§ YOUR GOAL
Go through the entries below and pick out every line with "script".

########################################

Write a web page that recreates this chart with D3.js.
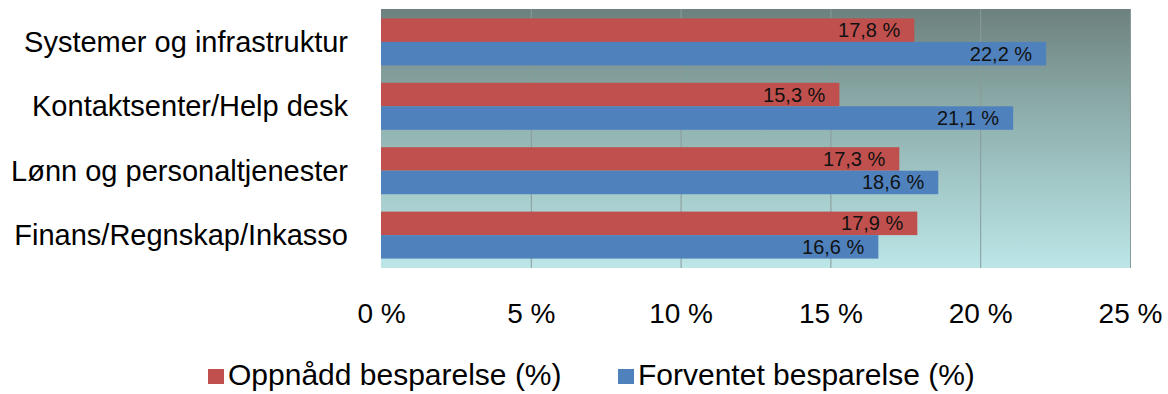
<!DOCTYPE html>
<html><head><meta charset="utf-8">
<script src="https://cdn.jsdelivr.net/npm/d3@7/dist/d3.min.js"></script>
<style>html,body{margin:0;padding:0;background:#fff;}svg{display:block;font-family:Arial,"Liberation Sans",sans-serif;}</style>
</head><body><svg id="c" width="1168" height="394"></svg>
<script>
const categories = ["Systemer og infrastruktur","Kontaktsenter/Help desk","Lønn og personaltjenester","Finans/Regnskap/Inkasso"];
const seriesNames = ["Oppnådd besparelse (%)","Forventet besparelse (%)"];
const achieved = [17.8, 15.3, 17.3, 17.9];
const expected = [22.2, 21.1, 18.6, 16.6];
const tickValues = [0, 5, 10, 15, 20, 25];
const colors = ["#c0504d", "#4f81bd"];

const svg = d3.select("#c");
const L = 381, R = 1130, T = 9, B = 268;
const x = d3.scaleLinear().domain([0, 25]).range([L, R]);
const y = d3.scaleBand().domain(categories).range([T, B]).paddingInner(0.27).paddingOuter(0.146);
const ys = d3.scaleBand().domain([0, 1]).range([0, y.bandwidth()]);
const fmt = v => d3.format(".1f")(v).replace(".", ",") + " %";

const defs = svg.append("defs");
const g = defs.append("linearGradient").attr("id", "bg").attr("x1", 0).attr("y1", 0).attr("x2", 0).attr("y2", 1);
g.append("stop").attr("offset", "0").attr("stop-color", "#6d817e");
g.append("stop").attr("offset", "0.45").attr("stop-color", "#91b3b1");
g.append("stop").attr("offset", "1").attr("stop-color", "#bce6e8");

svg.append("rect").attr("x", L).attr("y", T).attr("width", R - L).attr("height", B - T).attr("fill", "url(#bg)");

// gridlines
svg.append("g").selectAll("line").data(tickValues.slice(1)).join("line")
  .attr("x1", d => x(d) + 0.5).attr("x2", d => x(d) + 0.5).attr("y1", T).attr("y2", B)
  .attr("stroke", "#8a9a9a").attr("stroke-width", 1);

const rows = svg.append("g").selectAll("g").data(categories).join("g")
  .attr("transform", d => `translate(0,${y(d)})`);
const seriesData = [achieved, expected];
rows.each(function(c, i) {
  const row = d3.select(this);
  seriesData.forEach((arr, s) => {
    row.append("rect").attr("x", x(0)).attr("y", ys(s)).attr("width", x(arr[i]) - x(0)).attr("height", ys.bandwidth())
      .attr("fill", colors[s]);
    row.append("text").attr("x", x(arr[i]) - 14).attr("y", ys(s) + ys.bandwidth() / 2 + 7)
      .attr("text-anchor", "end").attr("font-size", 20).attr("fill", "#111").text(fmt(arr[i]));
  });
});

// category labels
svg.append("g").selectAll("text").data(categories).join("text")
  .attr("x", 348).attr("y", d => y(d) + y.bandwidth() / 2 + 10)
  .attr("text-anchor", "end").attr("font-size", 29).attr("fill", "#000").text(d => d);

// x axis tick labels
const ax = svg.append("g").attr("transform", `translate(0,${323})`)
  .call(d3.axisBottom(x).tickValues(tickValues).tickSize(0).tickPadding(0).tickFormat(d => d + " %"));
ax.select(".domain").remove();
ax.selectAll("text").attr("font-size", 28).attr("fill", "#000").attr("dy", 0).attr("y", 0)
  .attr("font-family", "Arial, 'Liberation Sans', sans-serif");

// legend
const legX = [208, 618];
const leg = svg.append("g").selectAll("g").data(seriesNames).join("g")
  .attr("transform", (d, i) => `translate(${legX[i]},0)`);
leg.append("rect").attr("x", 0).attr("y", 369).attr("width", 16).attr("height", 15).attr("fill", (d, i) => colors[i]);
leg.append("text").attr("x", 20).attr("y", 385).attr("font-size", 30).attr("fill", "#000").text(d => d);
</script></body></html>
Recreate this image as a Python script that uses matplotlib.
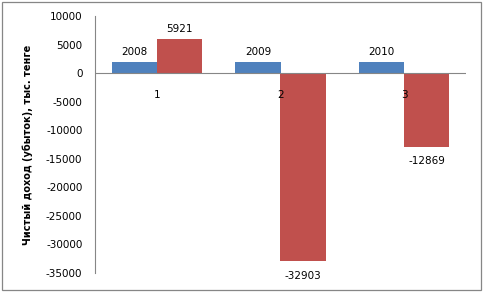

########################################

§ ANSWER TO THIS PROBLEM
<script src="https://cdn.jsdelivr.net/npm/d3@7/dist/d3.min.js"></script>
<script>
</script></body></html>
Recreate this image as a Python script that uses matplotlib.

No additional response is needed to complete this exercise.